TASK: Only the lines from the start of the data through the line with "import plotly.graph_objects as go" belong in the copy. Restate them word for word, minus the pictures.

PROVIDED INFORMATION:
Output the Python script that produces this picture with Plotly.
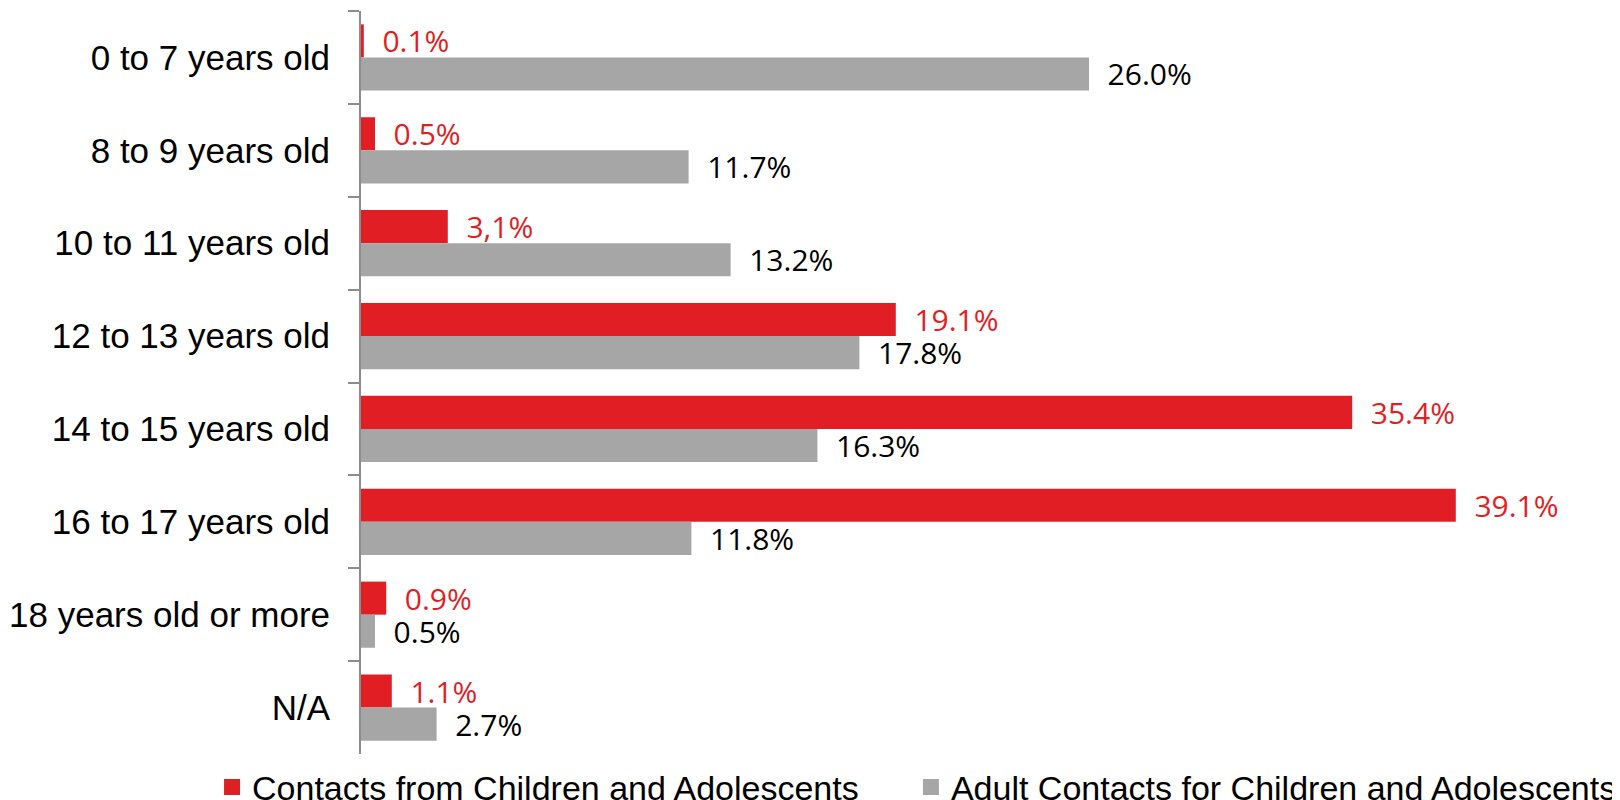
import plotly.graph_objects as go

# categories, top to bottom
age_groups = ["0 to 7 years old", "8 to 9 years old", "10 to 11 years old",
              "12 to 13 years old", "14 to 15 years old", "16 to 17 years old",
              "18 years old or more", "N/A"]

# contacts from children and adolescents (%)
children = [0.1, 0.5, 3.1, 19.1, 35.4, 39.1, 0.9, 1.1]
children_labels = ["0.1%", "0.5%", "3,1%", "19.1%", "35.4%", "39.1%", "0.9%", "1.1%"]

# adult contacts for children and adolescents (%)
adults = [26.0, 11.7, 13.2, 17.8, 16.3, 11.8, 0.5, 2.7]
adults_labels = ["26.0%", "11.7%", "13.2%", "17.8%", "16.3%", "11.8%", "0.5%", "2.7%"]

series_names = ["Contacts from Children and Adolescents",
                "Adult Contacts for Children and Adolescents"]

RED = "#e21e25"
GRAY = "#a6a6a6"

fig = go.Figure()

for vals, labels, color, txtcolor in [(children, children_labels, RED, RED),
                                      (adults, adults_labels, GRAY, "#000000")]:
    fig.add_trace(go.Bar(
        y=age_groups, x=vals, orientation="h",
        marker=dict(color=color, line=dict(width=0)),
        text=labels, texttemplate="\u00a0\u00a0%{text}",
        textposition="outside", cliponaxis=False, constraintext="none",
        textfont=dict(family="Open Sans", size=30, color=txtcolor),
        showlegend=False, hoverinfo="skip",
    ))

# legend proxies (square swatches), one legend box each so nothing gets clipped
for name, color, leg in zip(series_names, [RED, GRAY], ["legend", "legend2"]):
    fig.add_trace(go.Scatter(
        x=[None], y=[None], mode="markers", name=name, legend=leg,
        marker=dict(symbol="square", size=19, color=color),
    ))

legend_style = dict(
    orientation="h", xanchor="left", y=-0.045, yanchor="middle",
    font=dict(family="Liberation Sans", size=34, color="#000000"),
    bgcolor="rgba(0,0,0,0)",
)

# page body adds an 8px margin, so the figure is 16px smaller and shifted
fig.update_layout(
    width=1612, height=792,
    barmode="group", bargap=0.288, bargroupgap=0,
    plot_bgcolor="white", paper_bgcolor="white",
    margin=dict(l=353, r=139, t=3, b=46, autoexpand=False),
    font=dict(family="Liberation Sans", color="#000000"),
    xaxis=dict(range=[0, 40], visible=False, fixedrange=True),
    yaxis=dict(
        autorange="reversed", type="category", automargin=False,
        showline=True, linecolor="#8c8c8c", linewidth=2,
        ticks="outside", tickson="boundaries", ticklen=11, tickwidth=2,
        tickcolor="#8c8c8c", showgrid=False,
        tickfont=dict(family="Liberation Sans", size=35, color="#000000"),
        ticklabelstandoff=22,
    ),
    legend=dict(x=-0.133, **legend_style),
    legend2=dict(x=0.491, **legend_style),
)

fig.write_html("out.html")
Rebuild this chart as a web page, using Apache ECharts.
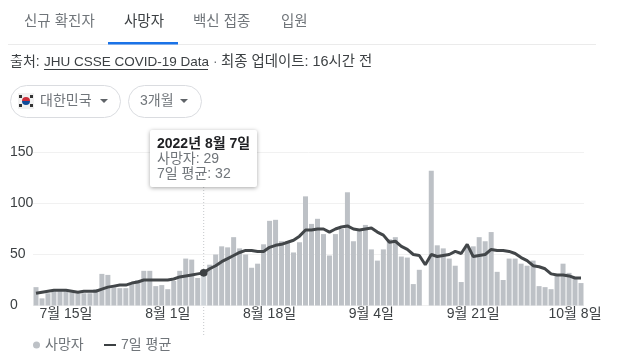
<!DOCTYPE html>
<html lang="ko">
<head>
<meta charset="utf-8" />
<title>사망자</title>
<style>
	html,body{margin:0;padding:0;background:#fff;}
	#chart{width:629px;height:357px;}
</style>
</head>
<body>
<div id="chart"></div>
<script src="https://cdn.jsdelivr.net/npm/echarts@6/dist/echarts.min.js"></script>
<script>
// 7월 10일 ~ 10월 9일, 하루 단위
var startMonth = 7, startDay = 10;
var monthDays = {7: 31, 8: 31, 9: 30, 10: 31};
var deaths = [18,7,12,14,14,14,13,12,12,12,16,31,30,18,17,17,21,25,34,34,19,20,16,24,34,46,45,27,29,40,
	50,58,57,67,56,50,37,41,60,83,84,63,63,52,62,107,80,85,70,49,70,75,111,63,73,79,55,44,55,65,
	67,48,47,21,35,0,132,59,56,46,39,23,57,58,67,63,72,33,25,46,46,41,39,44,19,18,16,30,41,32,27,22];
var average = [12,13,14,15,15,15,14,13,14,14,14,16,18,19,20,20,22,23,25,25,25,25,25,26,28,29,30,31,32,36,
	39,43,46,49,52,54,54,53,53,57,59,60,62,64,68,74,74,75,75,72,75,77,78,75,74,75,76,72,69,62,
	63,58,55,50,49,40,50,48,49,50,53,51,60,48,49,50,55,54,54,53,51,47,44,39,38,36,31,30,30,29,27,27];
var yTicks = [0, 50, 100, 150];
var tabs = ['신규 확진자', '사망자', '백신 접종', '입원'];
var hoverIndex = 28;

var days = [];
(function(){
	var m = startMonth, d = startDay;
	for (var i = 0; i < deaths.length; i++) {
		days.push(m + '월 ' + d + '일');
		d++;
		if (d > monthDays[m]) { d = 1; m++; }
	}
})();

var ink = '#3c4043', soft = '#70757a', bar = '#bdc1c6', line = '#dadce0';
var font = '"Liberation Sans", "Noto Sans CJK KR", sans-serif';

function label(x, y, text, color, size){
	return {type: 'text', x: x, y: y, silent: true, style: {
		text: text, fill: color, font: (size || 14) + 'px ' + font, textVerticalAlign: 'middle'
	}};
}
function chip(x, w){
	return {type: 'rect', shape: {x: x + 0.5, y: 85.5, width: w, height: 32, r: 16}, style: {fill: '#fff', stroke: line, lineWidth: 1}};
}
function caret(x){
	return {type: 'polygon', shape: {points: [[x - 4, 99], [x + 4, 99], [x, 103]]}, style: {fill: '#5f6368'}};
}

var myChart = echarts.init(document.getElementById('chart'));
var header = [
	label(24, 22, tabs[0], soft, 14.5),
	label(124, 22, tabs[1], ink, 14.5),
	label(193, 22, tabs[2], soft, 14.5),
	label(281, 22, tabs[3], soft, 14.5),
	{type: 'line', shape: {x1: 8, y1: 44.5, x2: 596, y2: 44.5}, style: {stroke: '#ebebeb', lineWidth: 1}},
	{type: 'rect', shape: {x: 108, y: 42, width: 70, height: 2.5}, style: {fill: '#1a73e8'}},
	label(10, 62, '출처:', ink),
	label(44, 62, 'JHU CSSE COVID-19 Data', ink, 13.5),
	{type: 'line', shape: {x1: 44, y1: 69.5, x2: 208, y2: 69.5}, style: {stroke: ink, lineWidth: 1}},
	label(213, 62, '·', soft),
	label(221, 62, '최종 업데이트: 16시간 전', ink, 14.4),
	chip(10, 110),
	chip(128, 73),
	// 태극기
	{type: 'rect', shape: {x: 18, y: 93, width: 16, height: 16}, style: {fill: '#f1f1f1'}},
	{type: 'sector', shape: {cx: 26, cy: 101, r: 4, startAngle: Math.PI, endAngle: Math.PI * 2}, style: {fill: '#cd2e3a'}},
	{type: 'sector', shape: {cx: 26, cy: 101, r: 4, startAngle: 0, endAngle: Math.PI}, style: {fill: '#0f4c9a'}},
	{type: 'rect', shape: {x: 19, y: 95, width: 3, height: 3}, style: {fill: '#333'}},
	{type: 'rect', shape: {x: 30, y: 95, width: 3, height: 3}, style: {fill: '#333'}},
	{type: 'rect', shape: {x: 19, y: 104, width: 3, height: 3}, style: {fill: '#333'}},
	{type: 'rect', shape: {x: 30, y: 104, width: 3, height: 3}, style: {fill: '#333'}},
	label(40, 101, '대한민국', soft),
	caret(104),
	label(140, 101, '3개월', soft),
	caret(184)
];

myChart.setOption({
	animation: false,
	textStyle: {fontFamily: font},
	grid: {left: 33, right: 45, top: 152.5, height: 153},
	legend: [{
		data: [{name: '사망자', icon: 'circle'}],
		left: 33, top: 338, itemWidth: 7, itemHeight: 7, itemGap: 7, padding: 0,
		textStyle: {color: soft, fontSize: 14, fontFamily: font}
	}, {
		data: [{name: '7일 평균', icon: 'rect'}],
		left: 104, top: 338, itemWidth: 12, itemHeight: 2, itemGap: 3, padding: 0,
		textStyle: {color: soft, fontSize: 14, fontFamily: font}
	}],
	tooltip: {
		trigger: 'axis',
		alwaysShowContent: true,
		showDelay: 0,
		transitionDuration: 0,
		axisPointer: {type: 'none'},
		position: [150, 130],
		padding: [6, 7],
		borderWidth: 0,
		backgroundColor: '#fff',
		extraCssText: 'width:93px;box-shadow:0 1px 4px rgba(0,0,0,.35);border-radius:2px;line-height:15px;',
		textStyle: {color: soft, fontSize: 14, fontFamily: font},
		formatter: function(){
			return '<div style="color:#202124;font-weight:bold;white-space:nowrap">2022년 ' + days[hoverIndex] + '</div>' +
				'<div>사망자: ' + deaths[hoverIndex] + '</div>' +
				'<div style="white-space:nowrap">7일 평균: ' + average[hoverIndex] + '</div>';
		}
	},
	xAxis: {
		type: 'category',
		data: days,
		axisLine: {show: false},
		axisTick: {show: false},
		axisLabel: {
			color: ink, fontSize: 14, fontFamily: font, margin: 2,
			interval: function(i){ return i % 17 === 5; }
		}
	},
	yAxis: {
		type: 'value',
		min: yTicks[0],
		max: yTicks[yTicks.length - 1],
		interval: 50,
		axisLabel: {color: ink, fontSize: 14, fontFamily: font, align: 'left', margin: 23},
		splitLine: {lineStyle: {color: '#f1f1f1', width: 1}}
	},
	series: [{
		name: '사망자',
		type: 'bar',
		data: deaths,
		barWidth: 5,
		itemStyle: {color: bar}
	}, {
		name: '7일 평균',
		type: 'line',
		data: average.map(function(v, i){
			return i === hoverIndex ? {value: v, symbol: 'circle', symbolSize: 7} : v;
		}),
		symbol: 'none',
		showSymbol: true,
		lineStyle: {color: ink, width: 3},
		itemStyle: {color: ink},
		z: 5
	}]
});

// 호버 세로 점선은 차트 영역 아래까지 내려간다
var hoverX = myChart.convertToPixel({xAxisIndex: 0}, hoverIndex);
myChart.setOption({
	graphic: header.concat([{
		type: 'line', z: 1,
		shape: {x1: hoverX, y1: 187, x2: hoverX, y2: 335},
		style: {stroke: '#c4c7ca', lineWidth: 1, lineDash: [1, 2]}
	}])
});
myChart.dispatchAction({type: 'showTip', seriesIndex: 0, dataIndex: hoverIndex});
</script>
</body>
</html>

ANSWER:
Output the Python script that produces this picture with Plotly.
import plotly.graph_objects as go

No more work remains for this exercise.